Key Capabilities and Features
- Reasoning Focus: The model is specifically designed and optimized for complex reasoning, as evidenced by its performance on mathematical and general problem-solving benchmarks.
- Efficient Training: Achieves strong results with a remarkably small training dataset of just 1,000 examples.
- Test-Time Scaling: Incorporates "budget forcing" during evaluation, a technique that enhances its performance on reasoning tasks by allowing for iterative thinking.

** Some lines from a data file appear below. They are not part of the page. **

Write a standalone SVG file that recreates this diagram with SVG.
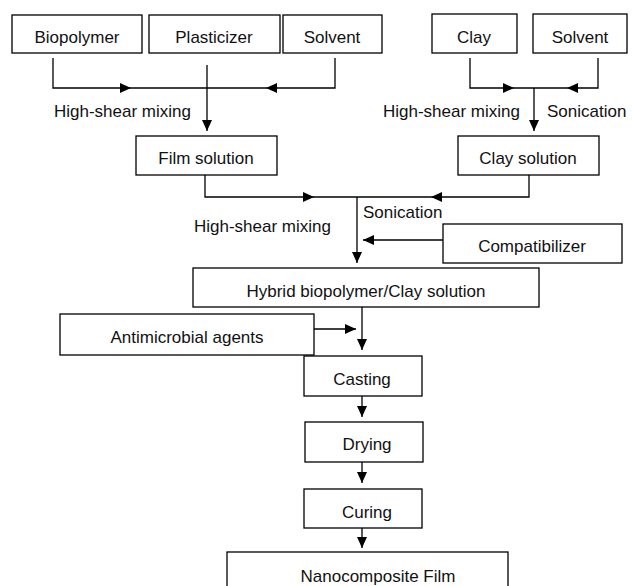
<svg xmlns="http://www.w3.org/2000/svg" width="632" height="586" viewBox="0 0 632 586">
<style>
.box{fill:#fff;stroke:#000;stroke-width:1.3}
.lbl{font-family:"Liberation Sans",Arial,sans-serif;font-size:17px;fill:#111;text-anchor:middle}
.note{font-family:"Liberation Sans",Arial,sans-serif;font-size:17px;fill:#111}
.ln{fill:none;stroke:#000;stroke-width:1.3}
</style>
<defs>
<marker id="ah" markerUnits="userSpaceOnUse" markerWidth="11" markerHeight="10" refX="11" refY="5" orient="auto">
<path d="M0,0 L11,5 L0,10 z" fill="#000"/>
</marker>
</defs>
<rect width="632" height="586" fill="#fff"/>
<g id="connectors">
<path class="ln" d="M53,58 V88 H131" marker-end="url(#ah)"/>
<path class="ln" d="M335,58 V88 H266" marker-end="url(#ah)"/>
<path class="ln" d="M131,88 H266"/>
<path class="ln" d="M207,65 V131" marker-end="url(#ah)"/>
<path class="ln" d="M470,58 V88 H514" marker-end="url(#ah)"/>
<path class="ln" d="M598,58 V88 H567" marker-end="url(#ah)"/>
<path class="ln" d="M514,88 H567"/>
<path class="ln" d="M534,88 V131" marker-end="url(#ah)"/>
<path class="ln" d="M205,175 V197 H314" marker-end="url(#ah)"/>
<path class="ln" d="M529,175 V197 H431" marker-end="url(#ah)"/>
<path class="ln" d="M314,197 H431"/>
<path class="ln" d="M357,197 V263" marker-end="url(#ah)"/>
<path class="ln" d="M443,240 H363" marker-end="url(#ah)"/>
<path class="ln" d="M362,307 V350" marker-end="url(#ah)"/>
<path class="ln" d="M310,329 H356" marker-end="url(#ah)"/>
<path class="ln" d="M362,396 V417" marker-end="url(#ah)"/>
<path class="ln" d="M362,462 V483" marker-end="url(#ah)"/>
<path class="ln" d="M362,528 V548" marker-end="url(#ah)"/>
<text class="note" x="54" y="117">High-shear mixing</text>
<text class="note" x="383" y="117">High-shear mixing</text>
<text class="note" x="547" y="117">Sonication</text>
<text class="note" x="363" y="218">Sonication</text>
<text class="note" x="194" y="232">High-shear mixing</text>
</g>
<g id="biopolymer"><rect class="box" x="12" y="15" width="130" height="38"/><text class="lbl" x="77" y="43">Biopolymer</text></g>
<g id="plasticizer"><rect class="box" x="149" y="15" width="131" height="38"/><text class="lbl" x="214" y="43">Plasticizer</text></g>
<g id="solvent1"><rect class="box" x="283" y="15" width="99" height="38"/><text class="lbl" x="332" y="43">Solvent</text></g>
<g id="clay"><rect class="box" x="432" y="14" width="85" height="39"/><text class="lbl" x="474" y="43">Clay</text></g>
<g id="solvent2"><rect class="box" x="533" y="14" width="94" height="39"/><text class="lbl" x="580" y="43">Solvent</text></g>
<g id="film-solution"><rect class="box" x="136" y="136" width="141" height="39"/><text class="lbl" x="206" y="164">Film solution</text></g>
<g id="clay-solution"><rect class="box" x="458" y="136" width="141" height="39"/><text class="lbl" x="528" y="164">Clay solution</text></g>
<g id="compatibilizer"><rect class="box" x="443" y="224" width="179" height="39"/><text class="lbl" x="532" y="252">Compatibilizer</text></g>
<g id="hybrid"><rect class="box" x="193" y="268" width="346" height="39"/><text class="lbl" x="366" y="297">Hybrid biopolymer/Clay solution</text></g>
<g id="antimicrobial"><rect class="box" x="60" y="314" width="254" height="41"/><text class="lbl" x="187" y="343">Antimicrobial agents</text></g>
<g id="casting"><rect class="box" x="304" y="356" width="118" height="40"/><text class="lbl" x="362" y="385">Casting</text></g>
<g id="drying"><rect class="box" x="305" y="422" width="118" height="40"/><text class="lbl" x="367" y="450">Drying</text></g>
<g id="curing"><rect class="box" x="304" y="489" width="118" height="39"/><text class="lbl" x="367" y="518">Curing</text></g>
<g id="nanocomposite"><rect class="box" x="227" y="552" width="281" height="45"/><text class="lbl" x="378" y="582">Nanocomposite Film</text></g>
</svg>
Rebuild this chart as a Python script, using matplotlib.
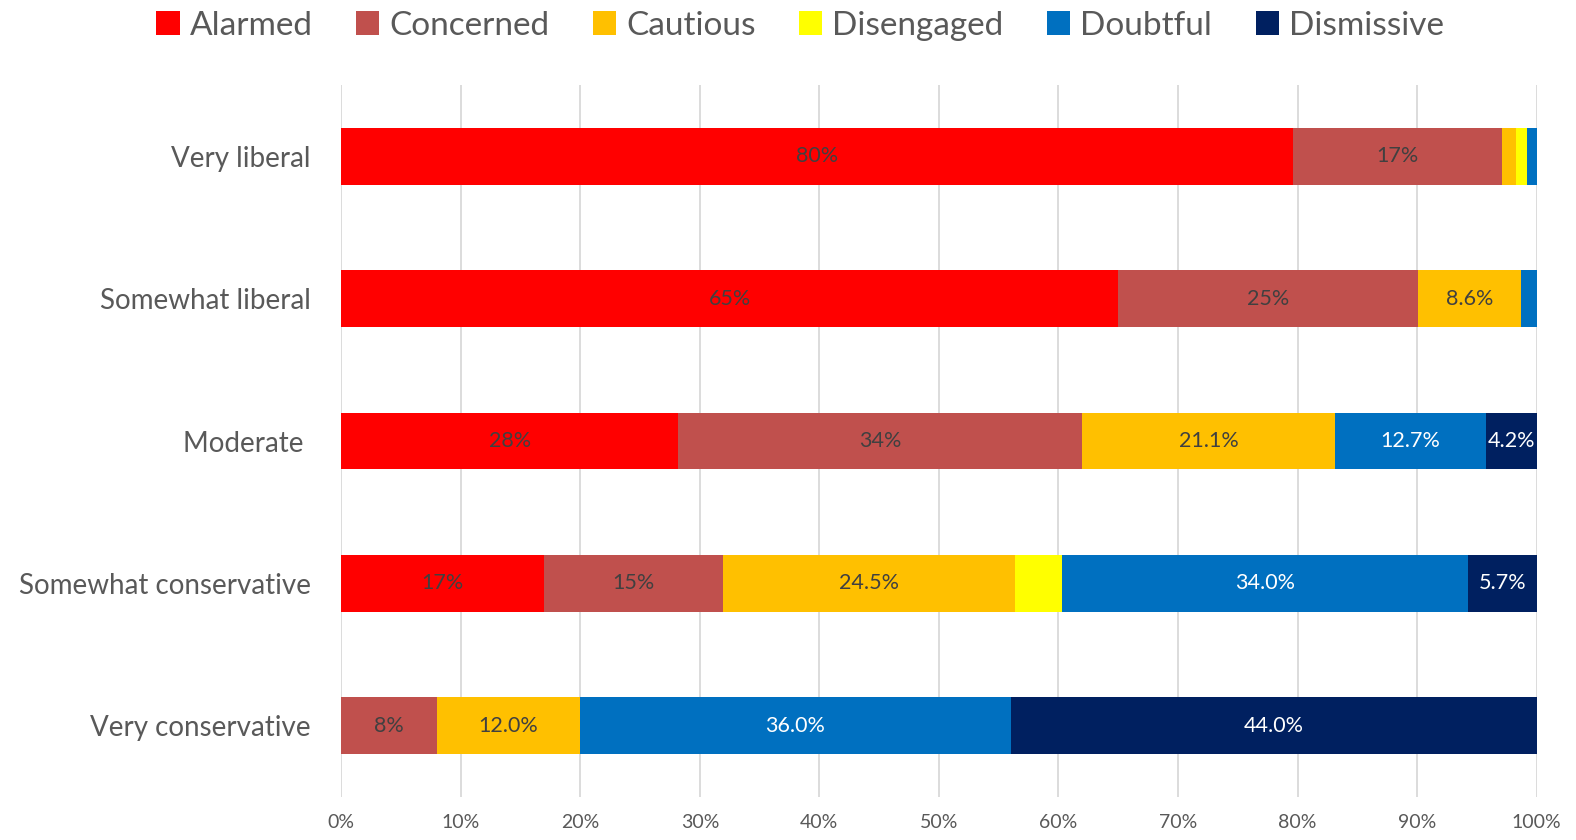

- Competitive Performance: Benchmarks indicate that s1-32B matches or exceeds the performance of models like o1-preview on metrics such as AIME2024 and MATH500, particularly when budget forcing is applied.
Evaluation Highlights
Evaluations show s1-32B's strong performance in reasoning:
- AIME2024: 56.7
- MATH500: 93.0
- GPQA-Diamond: 59.6
It's important to note that these benchmark results for s1-32B utilize budget forcing, which involves ignoring end-of-thinking and appending "Wait" up to four times to enhance reasoning capabilities. For potentially better performance, users are recommended to consider its successor, s1.1-32B.
Use Cases
This model is particularly well-suited for applications requiring advanced reasoning and problem-solving, especially in domains like mathematics and complex question answering, where its budget forcing mechanism can be leveraged for improved accuracy.